What you will do: All of the listing below must be repeated word for word. Pictures are the only thing to omit.

Records for processing:
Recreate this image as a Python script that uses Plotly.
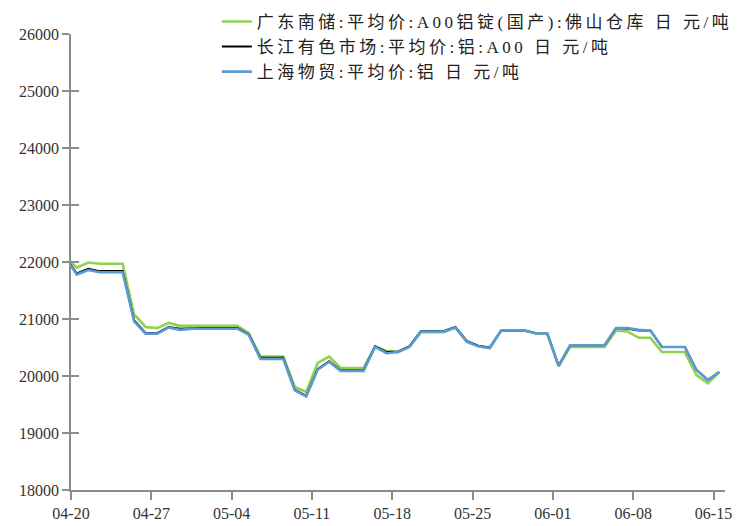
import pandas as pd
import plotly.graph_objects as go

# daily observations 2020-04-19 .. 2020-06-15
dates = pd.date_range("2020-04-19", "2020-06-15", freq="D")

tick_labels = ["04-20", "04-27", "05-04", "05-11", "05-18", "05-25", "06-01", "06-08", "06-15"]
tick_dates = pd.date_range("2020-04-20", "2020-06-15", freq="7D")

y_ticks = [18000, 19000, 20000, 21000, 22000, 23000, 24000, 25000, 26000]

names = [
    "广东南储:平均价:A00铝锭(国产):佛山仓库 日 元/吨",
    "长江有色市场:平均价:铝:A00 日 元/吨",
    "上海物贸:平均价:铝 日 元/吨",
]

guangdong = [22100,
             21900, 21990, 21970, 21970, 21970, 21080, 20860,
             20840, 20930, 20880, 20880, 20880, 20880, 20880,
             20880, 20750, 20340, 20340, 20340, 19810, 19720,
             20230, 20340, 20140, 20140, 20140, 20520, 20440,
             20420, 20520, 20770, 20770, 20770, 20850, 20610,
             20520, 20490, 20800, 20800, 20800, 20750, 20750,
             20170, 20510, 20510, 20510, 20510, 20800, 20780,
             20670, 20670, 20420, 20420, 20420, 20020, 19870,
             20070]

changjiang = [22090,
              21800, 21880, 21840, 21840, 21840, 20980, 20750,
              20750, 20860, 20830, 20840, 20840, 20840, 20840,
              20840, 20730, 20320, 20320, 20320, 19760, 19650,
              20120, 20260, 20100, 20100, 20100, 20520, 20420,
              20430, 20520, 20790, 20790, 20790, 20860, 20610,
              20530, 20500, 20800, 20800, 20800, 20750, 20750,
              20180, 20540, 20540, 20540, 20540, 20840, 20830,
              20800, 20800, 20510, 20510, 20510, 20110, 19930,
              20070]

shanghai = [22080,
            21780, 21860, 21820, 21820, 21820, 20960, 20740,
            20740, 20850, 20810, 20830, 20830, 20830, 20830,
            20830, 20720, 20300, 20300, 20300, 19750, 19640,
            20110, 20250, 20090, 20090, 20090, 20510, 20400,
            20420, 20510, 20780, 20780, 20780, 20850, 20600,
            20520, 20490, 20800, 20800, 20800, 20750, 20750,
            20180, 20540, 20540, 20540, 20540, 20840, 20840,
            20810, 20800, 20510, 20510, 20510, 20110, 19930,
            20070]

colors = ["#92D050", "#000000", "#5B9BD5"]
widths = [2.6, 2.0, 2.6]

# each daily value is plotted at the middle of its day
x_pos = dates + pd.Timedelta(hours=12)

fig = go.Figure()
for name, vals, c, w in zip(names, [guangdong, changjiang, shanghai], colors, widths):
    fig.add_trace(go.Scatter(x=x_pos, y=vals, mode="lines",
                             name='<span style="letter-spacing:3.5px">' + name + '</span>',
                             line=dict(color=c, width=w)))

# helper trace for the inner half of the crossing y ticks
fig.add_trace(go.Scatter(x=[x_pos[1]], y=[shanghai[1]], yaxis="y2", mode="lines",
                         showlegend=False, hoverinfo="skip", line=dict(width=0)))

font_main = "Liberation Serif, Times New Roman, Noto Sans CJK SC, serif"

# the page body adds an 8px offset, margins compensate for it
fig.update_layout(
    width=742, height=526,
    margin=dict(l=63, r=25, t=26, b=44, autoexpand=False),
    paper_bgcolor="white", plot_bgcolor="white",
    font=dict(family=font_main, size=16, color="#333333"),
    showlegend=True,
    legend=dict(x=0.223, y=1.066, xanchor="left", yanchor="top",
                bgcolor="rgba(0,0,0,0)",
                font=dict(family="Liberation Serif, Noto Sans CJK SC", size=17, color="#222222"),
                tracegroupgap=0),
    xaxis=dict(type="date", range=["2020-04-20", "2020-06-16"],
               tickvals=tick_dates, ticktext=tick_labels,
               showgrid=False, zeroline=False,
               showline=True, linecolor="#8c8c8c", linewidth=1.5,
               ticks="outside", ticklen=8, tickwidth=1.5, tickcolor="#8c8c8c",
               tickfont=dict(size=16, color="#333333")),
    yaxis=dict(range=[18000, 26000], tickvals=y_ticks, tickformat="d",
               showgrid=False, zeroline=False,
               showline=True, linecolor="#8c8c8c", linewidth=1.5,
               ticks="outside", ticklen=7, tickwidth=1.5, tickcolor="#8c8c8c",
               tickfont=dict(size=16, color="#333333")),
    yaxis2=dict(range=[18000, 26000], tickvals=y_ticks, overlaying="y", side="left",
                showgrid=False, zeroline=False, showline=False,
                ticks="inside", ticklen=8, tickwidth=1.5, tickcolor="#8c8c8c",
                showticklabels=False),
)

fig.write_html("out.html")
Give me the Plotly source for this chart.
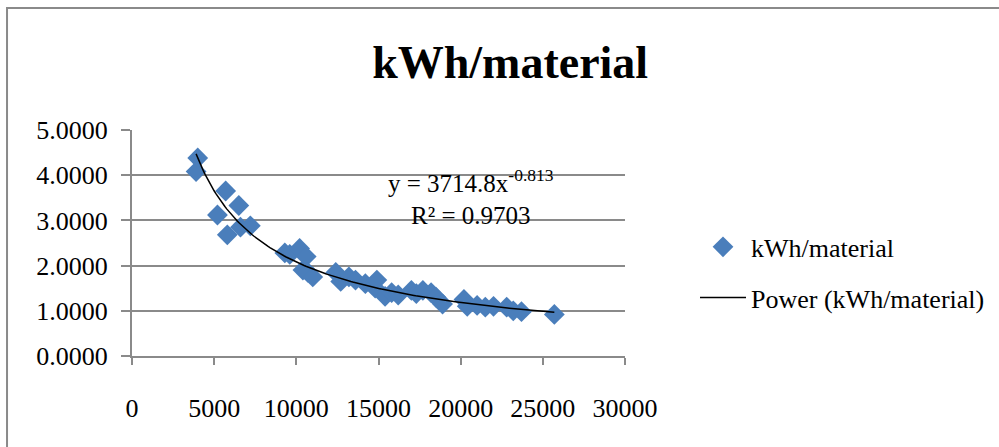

Output for this task:
Recreate this image as a Python script that uses Plotly.
import pandas as pd
import plotly.graph_objects as go

# daily observations 2020-04-19 .. 2020-06-15
dates = pd.date_range("2020-04-19", "2020-06-15", freq="D")

tick_labels = ["04-20", "04-27", "05-04", "05-11", "05-18", "05-25", "06-01", "06-08", "06-15"]
tick_dates = pd.date_range("2020-04-20", "2020-06-15", freq="7D")

y_ticks = [18000, 19000, 20000, 21000, 22000, 23000, 24000, 25000, 26000]

names = [
    "广东南储:平均价:A00铝锭(国产):佛山仓库 日 元/吨",
    "长江有色市场:平均价:铝:A00 日 元/吨",
    "上海物贸:平均价:铝 日 元/吨",
]

guangdong = [22100,
             21900, 21990, 21970, 21970, 21970, 21080, 20860,
             20840, 20930, 20880, 20880, 20880, 20880, 20880,
             20880, 20750, 20340, 20340, 20340, 19810, 19720,
             20230, 20340, 20140, 20140, 20140, 20520, 20440,
             20420, 20520, 20770, 20770, 20770, 20850, 20610,
             20520, 20490, 20800, 20800, 20800, 20750, 20750,
             20170, 20510, 20510, 20510, 20510, 20800, 20780,
             20670, 20670, 20420, 20420, 20420, 20020, 19870,
             20070]

changjiang = [22090,
              21800, 21880, 21840, 21840, 21840, 20980, 20750,
              20750, 20860, 20830, 20840, 20840, 20840, 20840,
              20840, 20730, 20320, 20320, 20320, 19760, 19650,
              20120, 20260, 20100, 20100, 20100, 20520, 20420,
              20430, 20520, 20790, 20790, 20790, 20860, 20610,
              20530, 20500, 20800, 20800, 20800, 20750, 20750,
              20180, 20540, 20540, 20540, 20540, 20840, 20830,
              20800, 20800, 20510, 20510, 20510, 20110, 19930,
              20070]

shanghai = [22080,
            21780, 21860, 21820, 21820, 21820, 20960, 20740,
            20740, 20850, 20810, 20830, 20830, 20830, 20830,
            20830, 20720, 20300, 20300, 20300, 19750, 19640,
            20110, 20250, 20090, 20090, 20090, 20510, 20400,
            20420, 20510, 20780, 20780, 20780, 20850, 20600,
            20520, 20490, 20800, 20800, 20800, 20750, 20750,
            20180, 20540, 20540, 20540, 20540, 20840, 20840,
            20810, 20800, 20510, 20510, 20510, 20110, 19930,
            20070]

colors = ["#92D050", "#000000", "#5B9BD5"]
widths = [2.6, 2.0, 2.6]

# each daily value is plotted at the middle of its day
x_pos = dates + pd.Timedelta(hours=12)

fig = go.Figure()
for name, vals, c, w in zip(names, [guangdong, changjiang, shanghai], colors, widths):
    fig.add_trace(go.Scatter(x=x_pos, y=vals, mode="lines",
                             name='<span style="letter-spacing:3.5px">' + name + '</span>',
                             line=dict(color=c, width=w)))

# helper trace for the inner half of the crossing y ticks
fig.add_trace(go.Scatter(x=[x_pos[1]], y=[shanghai[1]], yaxis="y2", mode="lines",
                         showlegend=False, hoverinfo="skip", line=dict(width=0)))

font_main = "Liberation Serif, Times New Roman, Noto Sans CJK SC, serif"

# the page body adds an 8px offset, margins compensate for it
fig.update_layout(
    width=742, height=526,
    margin=dict(l=63, r=25, t=26, b=44, autoexpand=False),
    paper_bgcolor="white", plot_bgcolor="white",
    font=dict(family=font_main, size=16, color="#333333"),
    showlegend=True,
    legend=dict(x=0.223, y=1.066, xanchor="left", yanchor="top",
                bgcolor="rgba(0,0,0,0)",
                font=dict(family="Liberation Serif, Noto Sans CJK SC", size=17, color="#222222"),
                tracegroupgap=0),
    xaxis=dict(type="date", range=["2020-04-20", "2020-06-16"],
               tickvals=tick_dates, ticktext=tick_labels,
               showgrid=False, zeroline=False,
               showline=True, linecolor="#8c8c8c", linewidth=1.5,
               ticks="outside", ticklen=8, tickwidth=1.5, tickcolor="#8c8c8c",
               tickfont=dict(size=16, color="#333333")),
    yaxis=dict(range=[18000, 26000], tickvals=y_ticks, tickformat="d",
               showgrid=False, zeroline=False,
               showline=True, linecolor="#8c8c8c", linewidth=1.5,
               ticks="outside", ticklen=7, tickwidth=1.5, tickcolor="#8c8c8c",
               tickfont=dict(size=16, color="#333333")),
    yaxis2=dict(range=[18000, 26000], tickvals=y_ticks, overlaying="y", side="left",
                showgrid=False, zeroline=False, showline=False,
                ticks="inside", ticklen=8, tickwidth=1.5, tickcolor="#8c8c8c",
                showticklabels=False),
)

fig.write_html("out.html")
Give me the Plotly source for this chart.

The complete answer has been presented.